Who Will Be The First Person Sued For Copyright Infringement Over Lifecasting?
from the it's-a-series-of-tubes... dept
The Premier League, the UK based football (or soccer, for those of us on this side of the Atlantic) league has a long history of misunderstanding the internet, and often that seems to involve having its lawyers lash out at the wrong people. First, back in 2005, the league blamed broadband providers for allowing fans to stream games live online, rather than recognizing that fans streaming such games showed a real demand for such a service. Then, in 2007, the league sued YouTube for hosting some clips of Premier League matches. This was boneheaded for a variety of reasons. First, YouTube was not the guilty party if it was copyright infringement. The liable party would be whoever uploaded the clips. Second, given YouTube’s limits, people could only post relative short clips of games, which, if anything might help attract more fans to the matches.
The latest is that the Premier League is suing Justin.tv, the popular online service that helps people “lifecast,” allowing them to broadcast a live streaming video from their computer camera. The Premier League noted that some Justin.tv lifecasters happened to point their cameras at a Premier League game on television, which the league considers to be infringement. Of course, the lawsuit is (yet again) mistargeted. Even if this is infringement, it’s not Justin.tv’s liability, but whoever the lifecaster is who pointed his or her camera at the screen.
Either way, this raises some more interesting questions about lifecasting. Specifically, pretty much anyone lifecasting their regular day is probably guilty of many, many copyright violations based on current interpretation of copyright law. If you hear a song, that’s infringement. If you walk past a TV, that’s infringement. Hell, reading a book could be infringement too according to some. Just the fact that you’re letting someone else see what you see is basically infringement, which, when you think about it, highlights just how ridiculous copyright laws are these days. So when will start to see lawsuits against lifecasters?
Filed Under: copyright, lifecasting
Companies: justin.tv, premier league
Comments on “Who Will Be The First Person Sued For Copyright Infringement Over Lifecasting?”
Justin.TV And Copyright Infringement
There are tons of Justin.TV channels that rebroadcast PayPerView events(UFC Fights, WWE Matches, WBC Boxing Matches). This is definitely a violation of copyright law.
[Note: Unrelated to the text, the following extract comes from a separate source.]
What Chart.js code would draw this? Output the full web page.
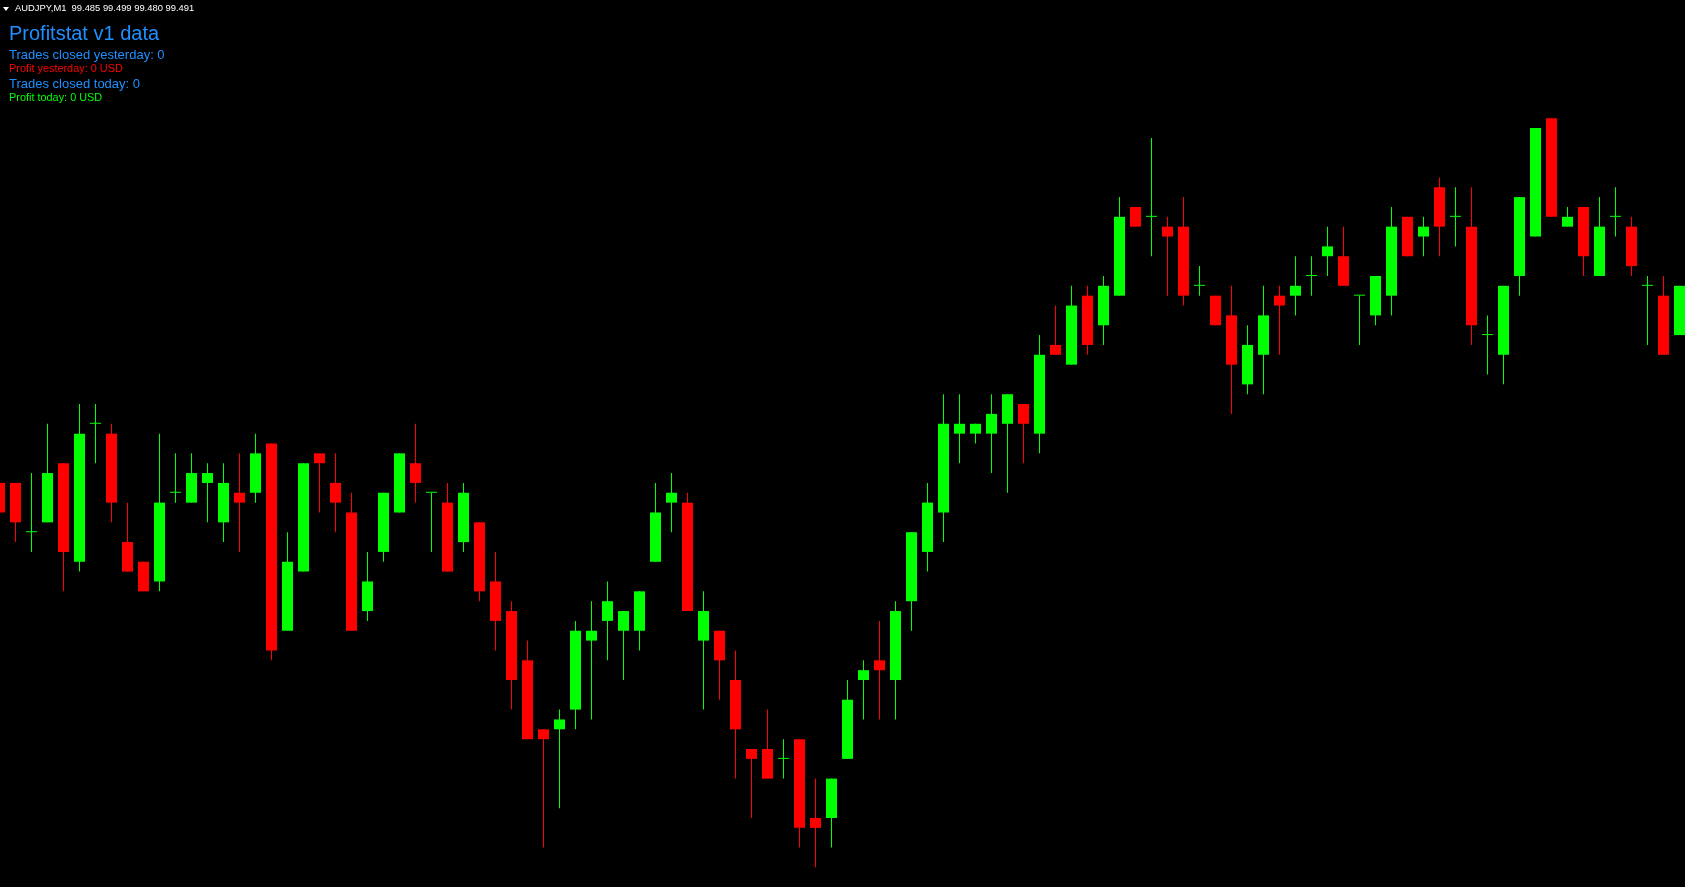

It would be real easy for Justin.TV to stop the infringment. All they need to do is monitor which broadcasters have an enormous audience (In some cases, the Premier League games will have one channel with 10k viewers), check to see if that channel is in violation, and boot it. See Easy no lawsuits then.
Re: Justin.TV And Copyright Infringement
That would be simple to do but it drops them from safe haror as they are proactivly monitering and removing streams without a takedown notice and that opens them to lawsuit city.
Re: Justin.TV And Copyright Infringement
“It would be real easy for Justin.TV to stop the infringment.”
Or they can kinda do what youtube does, have a link that allows copyright holders to report copyright violations and when that link is clicked, it directs the attention of admins to that video. If it’s a violation, the video goes down.
Safe Harbors, sorry keyboard getting a tad old
Ohhh the tasty irony
LOL there is something ironic about being sued for infringement, because one broadcasts their own life. If we don’t own our own existence . . . LOL well John Locke must be rolling over in his British grave. Stick with this one Mike, it has the potential to provide lots of yummy sound bites for future arguments.
Re: Ohhh the tasty irony
This is the logical extension of what the documentarians have been dealing with.
It’s a good gig to own Reality(tm).
Nice example of the Streisand Effect there. I hadn’t heard of justin.tv, so I go there and what do I see? The best quality football streaming I’ve seen.
Thanks, Mike. Thanks, Premier League.
On the topics in Mike’s last paragraph: surely there’s a difference between deliberately pointing a camera at broadcast TV programme, and the incidental recording of a part of a song or show? (IANAL, of course).